Starting at the line that contains "Generate a Python" and stopping at the line that contains "bar_colors = ['white', '#aaabad']", copy every line exactly, both ends included, without the pictures.
— Start of Records —
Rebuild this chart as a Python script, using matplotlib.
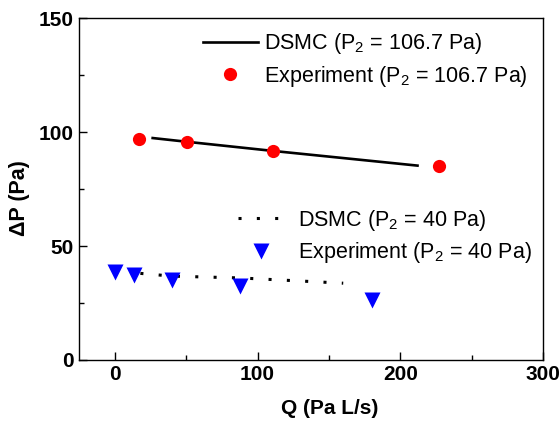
— End of Records —
— Start of Records —
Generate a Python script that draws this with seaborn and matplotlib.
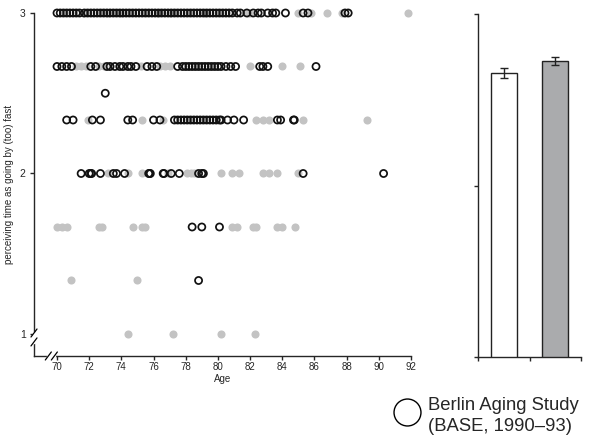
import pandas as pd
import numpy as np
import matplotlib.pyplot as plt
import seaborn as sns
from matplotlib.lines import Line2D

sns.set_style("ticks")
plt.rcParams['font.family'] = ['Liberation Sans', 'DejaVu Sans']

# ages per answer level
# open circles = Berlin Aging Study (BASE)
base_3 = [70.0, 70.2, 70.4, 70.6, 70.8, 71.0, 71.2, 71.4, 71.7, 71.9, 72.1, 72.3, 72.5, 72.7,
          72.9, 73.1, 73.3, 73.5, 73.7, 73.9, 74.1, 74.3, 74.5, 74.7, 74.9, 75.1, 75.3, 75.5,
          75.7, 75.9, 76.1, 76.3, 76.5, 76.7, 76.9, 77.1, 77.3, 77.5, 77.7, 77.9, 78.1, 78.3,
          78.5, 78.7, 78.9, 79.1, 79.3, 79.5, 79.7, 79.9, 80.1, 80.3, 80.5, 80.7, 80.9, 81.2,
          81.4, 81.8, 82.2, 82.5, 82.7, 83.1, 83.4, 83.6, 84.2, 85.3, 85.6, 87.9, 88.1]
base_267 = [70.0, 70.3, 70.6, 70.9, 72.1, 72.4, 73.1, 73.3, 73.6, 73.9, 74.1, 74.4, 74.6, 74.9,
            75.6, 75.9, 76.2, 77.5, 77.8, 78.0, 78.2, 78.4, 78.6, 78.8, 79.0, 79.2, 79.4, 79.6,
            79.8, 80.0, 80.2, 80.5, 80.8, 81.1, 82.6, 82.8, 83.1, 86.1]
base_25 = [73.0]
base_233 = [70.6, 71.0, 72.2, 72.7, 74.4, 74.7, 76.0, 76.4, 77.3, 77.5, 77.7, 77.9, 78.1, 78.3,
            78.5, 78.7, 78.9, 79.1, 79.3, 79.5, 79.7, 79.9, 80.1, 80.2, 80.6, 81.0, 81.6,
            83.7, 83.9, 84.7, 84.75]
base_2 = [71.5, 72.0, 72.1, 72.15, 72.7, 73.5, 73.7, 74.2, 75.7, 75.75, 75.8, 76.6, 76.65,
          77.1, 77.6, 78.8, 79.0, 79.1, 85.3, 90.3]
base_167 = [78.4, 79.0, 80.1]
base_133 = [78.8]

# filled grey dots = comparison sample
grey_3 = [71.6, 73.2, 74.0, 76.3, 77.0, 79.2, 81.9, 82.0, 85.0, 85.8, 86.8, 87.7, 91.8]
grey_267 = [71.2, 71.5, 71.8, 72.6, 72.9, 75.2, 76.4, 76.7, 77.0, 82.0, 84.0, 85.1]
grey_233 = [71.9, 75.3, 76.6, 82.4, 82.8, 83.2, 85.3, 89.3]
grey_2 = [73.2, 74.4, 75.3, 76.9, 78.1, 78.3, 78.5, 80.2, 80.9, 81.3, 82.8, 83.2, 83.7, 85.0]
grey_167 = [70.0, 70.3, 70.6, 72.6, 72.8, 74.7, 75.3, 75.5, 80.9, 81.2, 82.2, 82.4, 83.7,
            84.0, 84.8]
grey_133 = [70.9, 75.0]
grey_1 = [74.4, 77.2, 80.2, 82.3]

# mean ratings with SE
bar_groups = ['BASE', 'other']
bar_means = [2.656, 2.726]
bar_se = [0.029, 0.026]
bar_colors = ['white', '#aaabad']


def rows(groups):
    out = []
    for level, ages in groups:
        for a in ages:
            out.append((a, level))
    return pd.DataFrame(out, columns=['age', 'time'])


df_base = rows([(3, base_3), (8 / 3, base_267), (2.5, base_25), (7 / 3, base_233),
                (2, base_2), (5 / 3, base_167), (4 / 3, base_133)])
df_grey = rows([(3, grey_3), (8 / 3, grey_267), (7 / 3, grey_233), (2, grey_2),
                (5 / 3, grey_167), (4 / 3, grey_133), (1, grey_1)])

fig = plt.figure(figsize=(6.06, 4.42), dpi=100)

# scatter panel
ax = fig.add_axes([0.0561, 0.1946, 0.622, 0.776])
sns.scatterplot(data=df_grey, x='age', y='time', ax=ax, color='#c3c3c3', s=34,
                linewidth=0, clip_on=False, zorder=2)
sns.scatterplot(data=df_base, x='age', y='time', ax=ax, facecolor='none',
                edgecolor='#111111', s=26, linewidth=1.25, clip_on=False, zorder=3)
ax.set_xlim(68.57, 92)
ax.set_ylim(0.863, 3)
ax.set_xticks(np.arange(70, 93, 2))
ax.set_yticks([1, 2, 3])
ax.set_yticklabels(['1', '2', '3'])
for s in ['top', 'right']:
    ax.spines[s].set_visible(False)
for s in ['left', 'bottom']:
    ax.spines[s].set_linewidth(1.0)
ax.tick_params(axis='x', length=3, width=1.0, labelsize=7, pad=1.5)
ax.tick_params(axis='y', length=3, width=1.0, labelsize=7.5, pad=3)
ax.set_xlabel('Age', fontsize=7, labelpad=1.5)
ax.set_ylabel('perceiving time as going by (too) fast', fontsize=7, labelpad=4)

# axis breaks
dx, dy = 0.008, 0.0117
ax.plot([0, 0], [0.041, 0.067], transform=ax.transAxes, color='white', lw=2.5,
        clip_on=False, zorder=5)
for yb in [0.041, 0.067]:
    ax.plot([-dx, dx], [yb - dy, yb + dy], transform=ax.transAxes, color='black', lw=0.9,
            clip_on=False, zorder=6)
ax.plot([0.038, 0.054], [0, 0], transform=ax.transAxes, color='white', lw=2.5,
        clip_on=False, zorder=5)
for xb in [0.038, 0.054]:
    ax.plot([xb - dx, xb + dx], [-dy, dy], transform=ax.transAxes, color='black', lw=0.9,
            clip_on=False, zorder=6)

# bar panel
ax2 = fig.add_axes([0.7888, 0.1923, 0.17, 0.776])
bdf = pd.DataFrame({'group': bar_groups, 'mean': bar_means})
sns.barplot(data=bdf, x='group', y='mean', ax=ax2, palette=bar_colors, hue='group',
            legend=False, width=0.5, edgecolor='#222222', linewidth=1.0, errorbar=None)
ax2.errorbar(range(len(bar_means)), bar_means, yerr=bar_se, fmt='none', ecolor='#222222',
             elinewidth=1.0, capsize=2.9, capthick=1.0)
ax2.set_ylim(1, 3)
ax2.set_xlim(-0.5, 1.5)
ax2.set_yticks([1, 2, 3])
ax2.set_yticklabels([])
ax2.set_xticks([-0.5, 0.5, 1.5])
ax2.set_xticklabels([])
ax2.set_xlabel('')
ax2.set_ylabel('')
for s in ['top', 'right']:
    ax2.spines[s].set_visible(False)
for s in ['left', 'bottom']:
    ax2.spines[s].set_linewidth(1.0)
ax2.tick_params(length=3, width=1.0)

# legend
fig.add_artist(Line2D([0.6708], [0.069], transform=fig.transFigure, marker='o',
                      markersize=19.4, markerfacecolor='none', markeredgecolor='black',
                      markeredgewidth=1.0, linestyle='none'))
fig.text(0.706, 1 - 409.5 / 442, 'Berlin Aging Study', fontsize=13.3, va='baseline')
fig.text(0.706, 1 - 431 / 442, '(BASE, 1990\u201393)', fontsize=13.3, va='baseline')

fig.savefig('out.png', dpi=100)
— End of Records —
### Complete response
Generate a Python script that draws this with seaborn and matplotlib.
import pandas as pd
import numpy as np
import matplotlib.pyplot as plt
import seaborn as sns
from matplotlib.lines import Line2D

sns.set_style("ticks")
plt.rcParams['font.family'] = ['Liberation Sans', 'DejaVu Sans']

# ages per answer level
# open circles = Berlin Aging Study (BASE)
base_3 = [70.0, 70.2, 70.4, 70.6, 70.8, 71.0, 71.2, 71.4, 71.7, 71.9, 72.1, 72.3, 72.5, 72.7,
          72.9, 73.1, 73.3, 73.5, 73.7, 73.9, 74.1, 74.3, 74.5, 74.7, 74.9, 75.1, 75.3, 75.5,
          75.7, 75.9, 76.1, 76.3, 76.5, 76.7, 76.9, 77.1, 77.3, 77.5, 77.7, 77.9, 78.1, 78.3,
          78.5, 78.7, 78.9, 79.1, 79.3, 79.5, 79.7, 79.9, 80.1, 80.3, 80.5, 80.7, 80.9, 81.2,
          81.4, 81.8, 82.2, 82.5, 82.7, 83.1, 83.4, 83.6, 84.2, 85.3, 85.6, 87.9, 88.1]
base_267 = [70.0, 70.3, 70.6, 70.9, 72.1, 72.4, 73.1, 73.3, 73.6, 73.9, 74.1, 74.4, 74.6, 74.9,
            75.6, 75.9, 76.2, 77.5, 77.8, 78.0, 78.2, 78.4, 78.6, 78.8, 79.0, 79.2, 79.4, 79.6,
            79.8, 80.0, 80.2, 80.5, 80.8, 81.1, 82.6, 82.8, 83.1, 86.1]
base_25 = [73.0]
base_233 = [70.6, 71.0, 72.2, 72.7, 74.4, 74.7, 76.0, 76.4, 77.3, 77.5, 77.7, 77.9, 78.1, 78.3,
            78.5, 78.7, 78.9, 79.1, 79.3, 79.5, 79.7, 79.9, 80.1, 80.2, 80.6, 81.0, 81.6,
            83.7, 83.9, 84.7, 84.75]
base_2 = [71.5, 72.0, 72.1, 72.15, 72.7, 73.5, 73.7, 74.2, 75.7, 75.75, 75.8, 76.6, 76.65,
          77.1, 77.6, 78.8, 79.0, 79.1, 85.3, 90.3]
base_167 = [78.4, 79.0, 80.1]
base_133 = [78.8]

# filled grey dots = comparison sample
grey_3 = [71.6, 73.2, 74.0, 76.3, 77.0, 79.2, 81.9, 82.0, 85.0, 85.8, 86.8, 87.7, 91.8]
grey_267 = [71.2, 71.5, 71.8, 72.6, 72.9, 75.2, 76.4, 76.7, 77.0, 82.0, 84.0, 85.1]
grey_233 = [71.9, 75.3, 76.6, 82.4, 82.8, 83.2, 85.3, 89.3]
grey_2 = [73.2, 74.4, 75.3, 76.9, 78.1, 78.3, 78.5, 80.2, 80.9, 81.3, 82.8, 83.2, 83.7, 85.0]
grey_167 = [70.0, 70.3, 70.6, 72.6, 72.8, 74.7, 75.3, 75.5, 80.9, 81.2, 82.2, 82.4, 83.7,
            84.0, 84.8]
grey_133 = [70.9, 75.0]
grey_1 = [74.4, 77.2, 80.2, 82.3]

# mean ratings with SE
bar_groups = ['BASE', 'other']
bar_means = [2.656, 2.726]
bar_se = [0.029, 0.026]
bar_colors = ['white', '#aaabad']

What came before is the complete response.